→ Supplied data
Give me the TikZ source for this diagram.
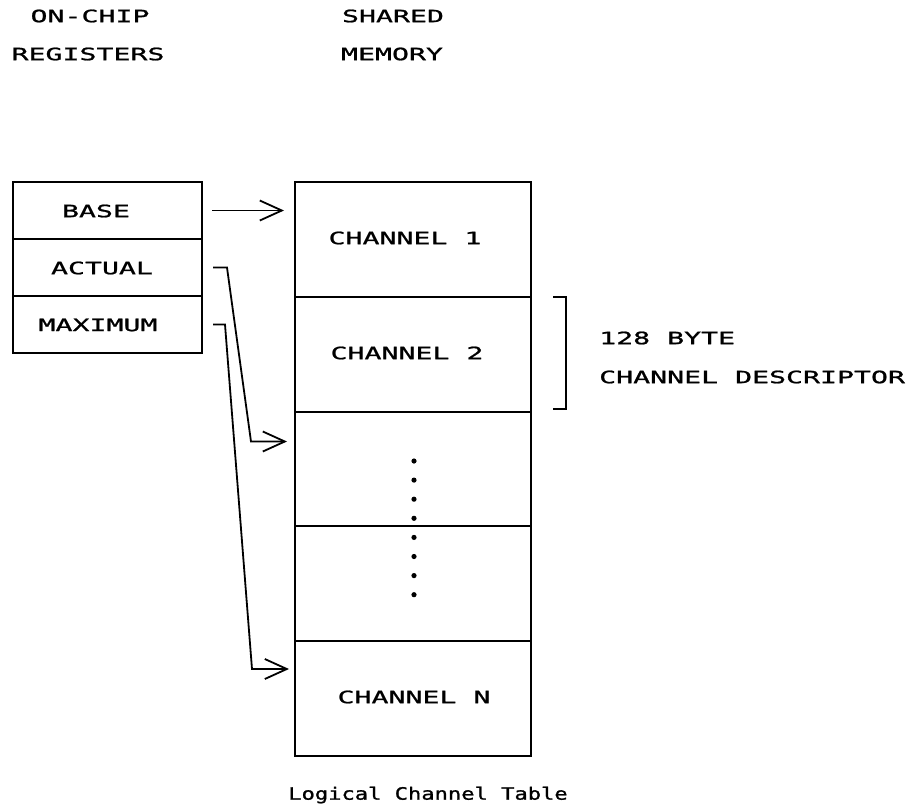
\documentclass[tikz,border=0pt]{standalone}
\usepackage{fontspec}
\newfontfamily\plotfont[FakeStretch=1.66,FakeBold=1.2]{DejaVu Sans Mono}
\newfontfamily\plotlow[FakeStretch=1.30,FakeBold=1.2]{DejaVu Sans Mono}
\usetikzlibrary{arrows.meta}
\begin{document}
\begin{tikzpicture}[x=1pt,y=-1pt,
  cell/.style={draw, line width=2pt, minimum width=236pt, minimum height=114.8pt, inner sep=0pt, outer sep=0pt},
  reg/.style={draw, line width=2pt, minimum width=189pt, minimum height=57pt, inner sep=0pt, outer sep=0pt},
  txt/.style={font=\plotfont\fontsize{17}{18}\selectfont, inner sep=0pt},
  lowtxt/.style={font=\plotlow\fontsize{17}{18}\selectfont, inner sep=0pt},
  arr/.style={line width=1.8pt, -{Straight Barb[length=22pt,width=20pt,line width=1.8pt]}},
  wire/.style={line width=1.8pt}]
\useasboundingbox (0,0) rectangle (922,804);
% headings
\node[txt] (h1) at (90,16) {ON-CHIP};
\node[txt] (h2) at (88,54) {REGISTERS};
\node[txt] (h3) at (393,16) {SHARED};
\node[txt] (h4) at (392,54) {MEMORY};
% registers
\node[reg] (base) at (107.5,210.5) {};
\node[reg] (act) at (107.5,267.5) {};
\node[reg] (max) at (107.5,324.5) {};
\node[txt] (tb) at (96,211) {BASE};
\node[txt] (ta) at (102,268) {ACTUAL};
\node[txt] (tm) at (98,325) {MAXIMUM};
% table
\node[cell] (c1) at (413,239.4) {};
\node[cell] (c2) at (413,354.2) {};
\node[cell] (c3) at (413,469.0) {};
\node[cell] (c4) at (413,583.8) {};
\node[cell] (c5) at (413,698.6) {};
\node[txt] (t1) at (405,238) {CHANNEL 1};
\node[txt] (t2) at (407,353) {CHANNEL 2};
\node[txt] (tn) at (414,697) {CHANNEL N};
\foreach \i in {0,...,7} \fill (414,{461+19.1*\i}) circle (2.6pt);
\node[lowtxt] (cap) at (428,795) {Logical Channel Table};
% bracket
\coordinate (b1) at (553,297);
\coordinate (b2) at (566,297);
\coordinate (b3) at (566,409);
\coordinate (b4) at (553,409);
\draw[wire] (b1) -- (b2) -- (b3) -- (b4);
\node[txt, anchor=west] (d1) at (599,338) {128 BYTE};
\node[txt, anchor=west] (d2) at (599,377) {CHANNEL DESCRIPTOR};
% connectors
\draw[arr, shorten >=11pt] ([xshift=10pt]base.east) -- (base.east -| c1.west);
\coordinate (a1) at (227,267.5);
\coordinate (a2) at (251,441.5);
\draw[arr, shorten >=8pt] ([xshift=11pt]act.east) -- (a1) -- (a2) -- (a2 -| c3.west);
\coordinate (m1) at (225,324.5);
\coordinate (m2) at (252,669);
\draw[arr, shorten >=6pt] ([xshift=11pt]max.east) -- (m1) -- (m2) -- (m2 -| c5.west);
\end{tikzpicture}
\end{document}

→ The exercise
All of the data above should be quoted exactly, except for the pictures.

→ Final result
Give me the TikZ source for this diagram.
\documentclass[tikz,border=0pt]{standalone}
\usepackage{fontspec}
\newfontfamily\plotfont[FakeStretch=1.66,FakeBold=1.2]{DejaVu Sans Mono}
\newfontfamily\plotlow[FakeStretch=1.30,FakeBold=1.2]{DejaVu Sans Mono}
\usetikzlibrary{arrows.meta}
\begin{document}
\begin{tikzpicture}[x=1pt,y=-1pt,
  cell/.style={draw, line width=2pt, minimum width=236pt, minimum height=114.8pt, inner sep=0pt, outer sep=0pt},
  reg/.style={draw, line width=2pt, minimum width=189pt, minimum height=57pt, inner sep=0pt, outer sep=0pt},
  txt/.style={font=\plotfont\fontsize{17}{18}\selectfont, inner sep=0pt},
  lowtxt/.style={font=\plotlow\fontsize{17}{18}\selectfont, inner sep=0pt},
  arr/.style={line width=1.8pt, -{Straight Barb[length=22pt,width=20pt,line width=1.8pt]}},
  wire/.style={line width=1.8pt}]
\useasboundingbox (0,0) rectangle (922,804);
% headings
\node[txt] (h1) at (90,16) {ON-CHIP};
\node[txt] (h2) at (88,54) {REGISTERS};
\node[txt] (h3) at (393,16) {SHARED};
\node[txt] (h4) at (392,54) {MEMORY};
% registers
\node[reg] (base) at (107.5,210.5) {};
\node[reg] (act) at (107.5,267.5) {};
\node[reg] (max) at (107.5,324.5) {};
\node[txt] (tb) at (96,211) {BASE};
\node[txt] (ta) at (102,268) {ACTUAL};
\node[txt] (tm) at (98,325) {MAXIMUM};
% table
\node[cell] (c1) at (413,239.4) {};
\node[cell] (c2) at (413,354.2) {};
\node[cell] (c3) at (413,469.0) {};
\node[cell] (c4) at (413,583.8) {};
\node[cell] (c5) at (413,698.6) {};
\node[txt] (t1) at (405,238) {CHANNEL 1};
\node[txt] (t2) at (407,353) {CHANNEL 2};
\node[txt] (tn) at (414,697) {CHANNEL N};
\foreach \i in {0,...,7} \fill (414,{461+19.1*\i}) circle (2.6pt);
\node[lowtxt] (cap) at (428,795) {Logical Channel Table};
% bracket
\coordinate (b1) at (553,297);
\coordinate (b2) at (566,297);
\coordinate (b3) at (566,409);
\coordinate (b4) at (553,409);
\draw[wire] (b1) -- (b2) -- (b3) -- (b4);
\node[txt, anchor=west] (d1) at (599,338) {128 BYTE};
\node[txt, anchor=west] (d2) at (599,377) {CHANNEL DESCRIPTOR};
% connectors
\draw[arr, shorten >=11pt] ([xshift=10pt]base.east) -- (base.east -| c1.west);
\coordinate (a1) at (227,267.5);
\coordinate (a2) at (251,441.5);
\draw[arr, shorten >=8pt] ([xshift=11pt]act.east) -- (a1) -- (a2) -- (a2 -| c3.west);
\coordinate (m1) at (225,324.5);
\coordinate (m2) at (252,669);
\draw[arr, shorten >=6pt] ([xshift=11pt]max.east) -- (m1) -- (m2) -- (m2 -| c5.west);
\end{tikzpicture}
\end{document}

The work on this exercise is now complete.